Born to a Russian general and an Italian opera singer, Nicolas Kalmakoff was well known in St. Petersburg in the early 1900s, where he was admired by the artists associated with the magazine Mir Isskoustva.
However, this early success would not last, and while he continued to paint, he stopped exhibiting his works after 1928. By 1955 he was living an impoverished, hermetic life in Paris, dying in obscurity in a hospice at the age of 82.

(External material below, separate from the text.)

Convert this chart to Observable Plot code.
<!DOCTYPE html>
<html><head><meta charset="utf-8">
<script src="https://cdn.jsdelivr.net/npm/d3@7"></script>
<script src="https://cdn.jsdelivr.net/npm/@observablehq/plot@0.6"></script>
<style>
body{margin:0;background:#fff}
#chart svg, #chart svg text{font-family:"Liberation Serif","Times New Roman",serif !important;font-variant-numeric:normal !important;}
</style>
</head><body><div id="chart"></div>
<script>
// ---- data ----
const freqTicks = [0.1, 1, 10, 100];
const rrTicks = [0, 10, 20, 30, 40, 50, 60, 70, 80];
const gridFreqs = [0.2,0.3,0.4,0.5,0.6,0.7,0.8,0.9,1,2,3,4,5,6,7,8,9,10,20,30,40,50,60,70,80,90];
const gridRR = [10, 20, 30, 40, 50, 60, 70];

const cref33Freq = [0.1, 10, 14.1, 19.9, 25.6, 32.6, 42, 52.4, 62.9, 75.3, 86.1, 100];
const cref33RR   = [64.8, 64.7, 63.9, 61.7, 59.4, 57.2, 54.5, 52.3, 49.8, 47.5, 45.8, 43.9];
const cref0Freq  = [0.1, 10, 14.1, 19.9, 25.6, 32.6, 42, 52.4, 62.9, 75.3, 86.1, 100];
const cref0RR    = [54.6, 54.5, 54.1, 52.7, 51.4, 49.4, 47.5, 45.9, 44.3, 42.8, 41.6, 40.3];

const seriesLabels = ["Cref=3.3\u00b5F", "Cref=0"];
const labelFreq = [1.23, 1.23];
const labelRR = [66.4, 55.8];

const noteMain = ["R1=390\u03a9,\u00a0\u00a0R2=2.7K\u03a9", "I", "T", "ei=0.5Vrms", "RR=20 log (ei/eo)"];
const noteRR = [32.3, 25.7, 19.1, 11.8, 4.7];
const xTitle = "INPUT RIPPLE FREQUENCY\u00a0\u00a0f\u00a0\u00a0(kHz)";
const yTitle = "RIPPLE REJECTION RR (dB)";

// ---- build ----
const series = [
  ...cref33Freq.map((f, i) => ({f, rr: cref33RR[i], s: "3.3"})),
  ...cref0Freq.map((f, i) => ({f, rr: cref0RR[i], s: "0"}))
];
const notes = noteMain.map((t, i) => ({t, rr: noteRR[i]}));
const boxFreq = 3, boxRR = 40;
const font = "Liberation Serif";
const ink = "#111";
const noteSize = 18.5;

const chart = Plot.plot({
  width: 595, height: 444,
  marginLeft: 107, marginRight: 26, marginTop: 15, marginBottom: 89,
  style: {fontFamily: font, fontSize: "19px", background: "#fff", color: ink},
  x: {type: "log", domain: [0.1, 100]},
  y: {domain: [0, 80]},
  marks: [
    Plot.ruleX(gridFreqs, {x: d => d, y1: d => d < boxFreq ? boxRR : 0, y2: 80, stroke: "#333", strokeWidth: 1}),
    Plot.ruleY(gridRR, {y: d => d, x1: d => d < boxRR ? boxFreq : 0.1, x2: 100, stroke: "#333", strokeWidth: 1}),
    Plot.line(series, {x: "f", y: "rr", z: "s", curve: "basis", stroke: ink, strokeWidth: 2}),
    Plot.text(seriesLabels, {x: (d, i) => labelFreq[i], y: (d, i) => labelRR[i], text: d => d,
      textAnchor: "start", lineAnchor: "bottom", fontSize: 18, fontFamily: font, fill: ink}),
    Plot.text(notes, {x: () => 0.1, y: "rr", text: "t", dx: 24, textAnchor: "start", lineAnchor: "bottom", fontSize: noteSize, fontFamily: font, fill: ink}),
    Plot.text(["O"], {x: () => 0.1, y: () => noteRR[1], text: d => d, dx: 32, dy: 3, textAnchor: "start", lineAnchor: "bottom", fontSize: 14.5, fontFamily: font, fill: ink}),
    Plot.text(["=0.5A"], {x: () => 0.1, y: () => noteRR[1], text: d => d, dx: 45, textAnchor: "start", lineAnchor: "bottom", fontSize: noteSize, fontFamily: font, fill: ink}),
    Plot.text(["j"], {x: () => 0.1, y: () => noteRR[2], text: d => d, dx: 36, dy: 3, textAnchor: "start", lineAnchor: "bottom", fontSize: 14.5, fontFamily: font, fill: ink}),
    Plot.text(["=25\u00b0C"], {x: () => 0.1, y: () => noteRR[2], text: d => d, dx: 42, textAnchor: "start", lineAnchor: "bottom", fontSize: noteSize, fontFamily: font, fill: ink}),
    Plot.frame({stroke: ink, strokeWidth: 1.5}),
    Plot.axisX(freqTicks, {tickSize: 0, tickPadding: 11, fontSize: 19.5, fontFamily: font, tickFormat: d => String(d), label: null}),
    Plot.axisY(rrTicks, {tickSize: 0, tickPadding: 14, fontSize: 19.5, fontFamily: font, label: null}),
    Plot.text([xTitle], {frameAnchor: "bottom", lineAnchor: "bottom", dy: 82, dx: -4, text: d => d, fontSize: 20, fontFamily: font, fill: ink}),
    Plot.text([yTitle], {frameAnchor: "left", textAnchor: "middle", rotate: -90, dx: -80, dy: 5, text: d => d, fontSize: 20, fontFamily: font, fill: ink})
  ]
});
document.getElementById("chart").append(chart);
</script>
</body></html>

Thereafter, his remaining paintings were forgotten, until they were discovered in a flea market by two friends, Bertrand Collin du Bocage and Georges Martin du Nord. Recognising the talent in these works, the two collectors were intrigued by this unknown painter, and in 1964 they organised an exhibition of his work at Galerie Motte in Paris. The exhibition proved popular, and thus it was only posthumously that Kalmakoff gained fame. Throughout his career, Kalmakoff's paintings frequently combine the spiritual with the erotic. As a boy he had a German governess who told him many fairytales, and both these and her teachings about the diabolical nature of the Devil made a lasting impression on Kalmakoff.
As an adult, he was known to associate with mystical circles, particularly the Skoptzy sect to which Rasputin belonged. Kalmakoff also had a flair for the dramatic, as could also be seen in his work for the theatre, where he created extravagant decor and costumes for a number of Russian stage productions, including for Serge Diaghilev's Ballets Russes.